Give the data a second time, exactly and in full.
■ ■ ■ ■ ■
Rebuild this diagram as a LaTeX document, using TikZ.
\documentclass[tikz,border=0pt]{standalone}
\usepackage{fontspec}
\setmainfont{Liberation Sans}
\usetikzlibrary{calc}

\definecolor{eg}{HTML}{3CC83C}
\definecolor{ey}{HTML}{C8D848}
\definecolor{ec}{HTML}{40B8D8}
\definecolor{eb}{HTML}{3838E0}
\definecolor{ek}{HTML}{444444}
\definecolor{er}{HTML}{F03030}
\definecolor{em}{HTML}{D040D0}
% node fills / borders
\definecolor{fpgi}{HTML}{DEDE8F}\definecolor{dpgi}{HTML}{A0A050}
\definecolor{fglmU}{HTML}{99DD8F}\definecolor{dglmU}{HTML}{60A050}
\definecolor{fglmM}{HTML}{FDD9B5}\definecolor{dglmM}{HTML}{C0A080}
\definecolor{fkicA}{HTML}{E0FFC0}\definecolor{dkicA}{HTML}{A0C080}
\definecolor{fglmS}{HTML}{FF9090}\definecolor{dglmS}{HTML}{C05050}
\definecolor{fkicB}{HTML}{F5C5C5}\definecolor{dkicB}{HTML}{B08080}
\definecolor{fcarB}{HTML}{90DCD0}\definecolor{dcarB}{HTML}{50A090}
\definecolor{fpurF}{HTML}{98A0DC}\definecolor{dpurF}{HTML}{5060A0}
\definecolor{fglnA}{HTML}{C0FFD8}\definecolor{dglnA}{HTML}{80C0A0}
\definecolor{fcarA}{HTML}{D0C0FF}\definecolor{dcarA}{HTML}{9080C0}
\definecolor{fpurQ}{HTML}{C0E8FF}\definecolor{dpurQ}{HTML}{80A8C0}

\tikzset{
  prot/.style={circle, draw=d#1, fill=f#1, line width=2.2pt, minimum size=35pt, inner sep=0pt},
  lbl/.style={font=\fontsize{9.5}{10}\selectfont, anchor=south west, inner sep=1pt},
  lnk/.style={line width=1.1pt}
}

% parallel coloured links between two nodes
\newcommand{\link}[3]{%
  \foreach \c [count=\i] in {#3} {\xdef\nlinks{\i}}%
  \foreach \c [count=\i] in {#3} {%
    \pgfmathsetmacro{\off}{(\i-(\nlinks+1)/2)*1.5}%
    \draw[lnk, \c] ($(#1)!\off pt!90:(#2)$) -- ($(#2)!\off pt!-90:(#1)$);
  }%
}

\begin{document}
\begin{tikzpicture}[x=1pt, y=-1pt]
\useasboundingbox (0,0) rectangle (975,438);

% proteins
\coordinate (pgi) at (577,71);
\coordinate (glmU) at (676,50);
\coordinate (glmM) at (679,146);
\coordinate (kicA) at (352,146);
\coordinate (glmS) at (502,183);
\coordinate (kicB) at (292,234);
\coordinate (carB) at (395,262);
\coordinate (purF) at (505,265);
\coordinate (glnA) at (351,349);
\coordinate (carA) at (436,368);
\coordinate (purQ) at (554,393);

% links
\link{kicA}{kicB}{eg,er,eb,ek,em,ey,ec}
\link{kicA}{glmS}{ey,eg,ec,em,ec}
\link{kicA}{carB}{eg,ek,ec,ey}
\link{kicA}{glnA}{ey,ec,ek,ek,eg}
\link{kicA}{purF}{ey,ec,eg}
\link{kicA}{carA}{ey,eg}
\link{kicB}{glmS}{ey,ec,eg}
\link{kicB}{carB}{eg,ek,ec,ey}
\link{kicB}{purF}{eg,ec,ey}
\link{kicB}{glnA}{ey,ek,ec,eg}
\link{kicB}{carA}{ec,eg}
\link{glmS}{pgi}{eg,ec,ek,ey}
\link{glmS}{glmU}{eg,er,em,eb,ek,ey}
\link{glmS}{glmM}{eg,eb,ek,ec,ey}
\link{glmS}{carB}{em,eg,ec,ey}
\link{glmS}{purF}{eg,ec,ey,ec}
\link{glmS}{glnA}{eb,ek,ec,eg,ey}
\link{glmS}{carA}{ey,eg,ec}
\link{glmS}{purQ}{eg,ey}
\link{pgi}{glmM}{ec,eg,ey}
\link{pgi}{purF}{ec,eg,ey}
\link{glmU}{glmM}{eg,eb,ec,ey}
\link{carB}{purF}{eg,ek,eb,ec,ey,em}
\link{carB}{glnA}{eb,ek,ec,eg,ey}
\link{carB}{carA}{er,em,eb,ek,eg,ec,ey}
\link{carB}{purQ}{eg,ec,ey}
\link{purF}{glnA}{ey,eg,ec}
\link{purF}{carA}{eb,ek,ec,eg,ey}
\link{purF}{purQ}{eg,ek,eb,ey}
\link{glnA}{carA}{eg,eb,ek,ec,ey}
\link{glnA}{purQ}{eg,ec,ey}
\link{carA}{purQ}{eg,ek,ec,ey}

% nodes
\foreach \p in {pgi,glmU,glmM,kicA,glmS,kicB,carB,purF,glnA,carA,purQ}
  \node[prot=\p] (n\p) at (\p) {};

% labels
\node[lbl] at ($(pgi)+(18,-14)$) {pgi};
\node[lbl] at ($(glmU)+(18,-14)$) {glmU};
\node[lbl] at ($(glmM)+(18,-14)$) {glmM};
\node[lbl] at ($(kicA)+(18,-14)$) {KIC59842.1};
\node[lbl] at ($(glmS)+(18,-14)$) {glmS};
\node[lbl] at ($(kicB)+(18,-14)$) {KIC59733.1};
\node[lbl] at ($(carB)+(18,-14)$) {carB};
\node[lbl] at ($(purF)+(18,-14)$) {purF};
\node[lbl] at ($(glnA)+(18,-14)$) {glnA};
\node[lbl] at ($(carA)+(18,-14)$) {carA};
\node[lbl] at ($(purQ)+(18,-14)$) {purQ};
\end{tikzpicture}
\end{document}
■ ■ ■ ■ ■
#### [Answer to the task]
Rebuild this diagram as a LaTeX document, using TikZ.
\documentclass[tikz,border=0pt]{standalone}
\usepackage{fontspec}
\setmainfont{Liberation Sans}
\usetikzlibrary{calc}

\definecolor{eg}{HTML}{3CC83C}
\definecolor{ey}{HTML}{C8D848}
\definecolor{ec}{HTML}{40B8D8}
\definecolor{eb}{HTML}{3838E0}
\definecolor{ek}{HTML}{444444}
\definecolor{er}{HTML}{F03030}
\definecolor{em}{HTML}{D040D0}
% node fills / borders
\definecolor{fpgi}{HTML}{DEDE8F}\definecolor{dpgi}{HTML}{A0A050}
\definecolor{fglmU}{HTML}{99DD8F}\definecolor{dglmU}{HTML}{60A050}
\definecolor{fglmM}{HTML}{FDD9B5}\definecolor{dglmM}{HTML}{C0A080}
\definecolor{fkicA}{HTML}{E0FFC0}\definecolor{dkicA}{HTML}{A0C080}
\definecolor{fglmS}{HTML}{FF9090}\definecolor{dglmS}{HTML}{C05050}
\definecolor{fkicB}{HTML}{F5C5C5}\definecolor{dkicB}{HTML}{B08080}
\definecolor{fcarB}{HTML}{90DCD0}\definecolor{dcarB}{HTML}{50A090}
\definecolor{fpurF}{HTML}{98A0DC}\definecolor{dpurF}{HTML}{5060A0}
\definecolor{fglnA}{HTML}{C0FFD8}\definecolor{dglnA}{HTML}{80C0A0}
\definecolor{fcarA}{HTML}{D0C0FF}\definecolor{dcarA}{HTML}{9080C0}
\definecolor{fpurQ}{HTML}{C0E8FF}\definecolor{dpurQ}{HTML}{80A8C0}

\tikzset{
  prot/.style={circle, draw=d#1, fill=f#1, line width=2.2pt, minimum size=35pt, inner sep=0pt},
  lbl/.style={font=\fontsize{9.5}{10}\selectfont, anchor=south west, inner sep=1pt},
  lnk/.style={line width=1.1pt}
}

% parallel coloured links between two nodes
\newcommand{\link}[3]{%
  \foreach \c [count=\i] in {#3} {\xdef\nlinks{\i}}%
  \foreach \c [count=\i] in {#3} {%
    \pgfmathsetmacro{\off}{(\i-(\nlinks+1)/2)*1.5}%
    \draw[lnk, \c] ($(#1)!\off pt!90:(#2)$) -- ($(#2)!\off pt!-90:(#1)$);
  }%
}

\begin{document}
\begin{tikzpicture}[x=1pt, y=-1pt]
\useasboundingbox (0,0) rectangle (975,438);

% proteins
\coordinate (pgi) at (577,71);
\coordinate (glmU) at (676,50);
\coordinate (glmM) at (679,146);
\coordinate (kicA) at (352,146);
\coordinate (glmS) at (502,183);
\coordinate (kicB) at (292,234);
\coordinate (carB) at (395,262);
\coordinate (purF) at (505,265);
\coordinate (glnA) at (351,349);
\coordinate (carA) at (436,368);
\coordinate (purQ) at (554,393);

% links
\link{kicA}{kicB}{eg,er,eb,ek,em,ey,ec}
\link{kicA}{glmS}{ey,eg,ec,em,ec}
\link{kicA}{carB}{eg,ek,ec,ey}
\link{kicA}{glnA}{ey,ec,ek,ek,eg}
\link{kicA}{purF}{ey,ec,eg}
\link{kicA}{carA}{ey,eg}
\link{kicB}{glmS}{ey,ec,eg}
\link{kicB}{carB}{eg,ek,ec,ey}
\link{kicB}{purF}{eg,ec,ey}
\link{kicB}{glnA}{ey,ek,ec,eg}
\link{kicB}{carA}{ec,eg}
\link{glmS}{pgi}{eg,ec,ek,ey}
\link{glmS}{glmU}{eg,er,em,eb,ek,ey}
\link{glmS}{glmM}{eg,eb,ek,ec,ey}
\link{glmS}{carB}{em,eg,ec,ey}
\link{glmS}{purF}{eg,ec,ey,ec}
\link{glmS}{glnA}{eb,ek,ec,eg,ey}
\link{glmS}{carA}{ey,eg,ec}
\link{glmS}{purQ}{eg,ey}
\link{pgi}{glmM}{ec,eg,ey}
\link{pgi}{purF}{ec,eg,ey}
\link{glmU}{glmM}{eg,eb,ec,ey}
\link{carB}{purF}{eg,ek,eb,ec,ey,em}
\link{carB}{glnA}{eb,ek,ec,eg,ey}
\link{carB}{carA}{er,em,eb,ek,eg,ec,ey}
\link{carB}{purQ}{eg,ec,ey}
\link{purF}{glnA}{ey,eg,ec}
\link{purF}{carA}{eb,ek,ec,eg,ey}
\link{purF}{purQ}{eg,ek,eb,ey}
\link{glnA}{carA}{eg,eb,ek,ec,ey}
\link{glnA}{purQ}{eg,ec,ey}
\link{carA}{purQ}{eg,ek,ec,ey}

% nodes
\foreach \p in {pgi,glmU,glmM,kicA,glmS,kicB,carB,purF,glnA,carA,purQ}
  \node[prot=\p] (n\p) at (\p) {};

% labels
\node[lbl] at ($(pgi)+(18,-14)$) {pgi};
\node[lbl] at ($(glmU)+(18,-14)$) {glmU};
\node[lbl] at ($(glmM)+(18,-14)$) {glmM};
\node[lbl] at ($(kicA)+(18,-14)$) {KIC59842.1};
\node[lbl] at ($(glmS)+(18,-14)$) {glmS};
\node[lbl] at ($(kicB)+(18,-14)$) {KIC59733.1};
\node[lbl] at ($(carB)+(18,-14)$) {carB};
\node[lbl] at ($(purF)+(18,-14)$) {purF};
\node[lbl] at ($(glnA)+(18,-14)$) {glnA};
\node[lbl] at ($(carA)+(18,-14)$) {carA};
\node[lbl] at ($(purQ)+(18,-14)$) {purQ};
\end{tikzpicture}
\end{document}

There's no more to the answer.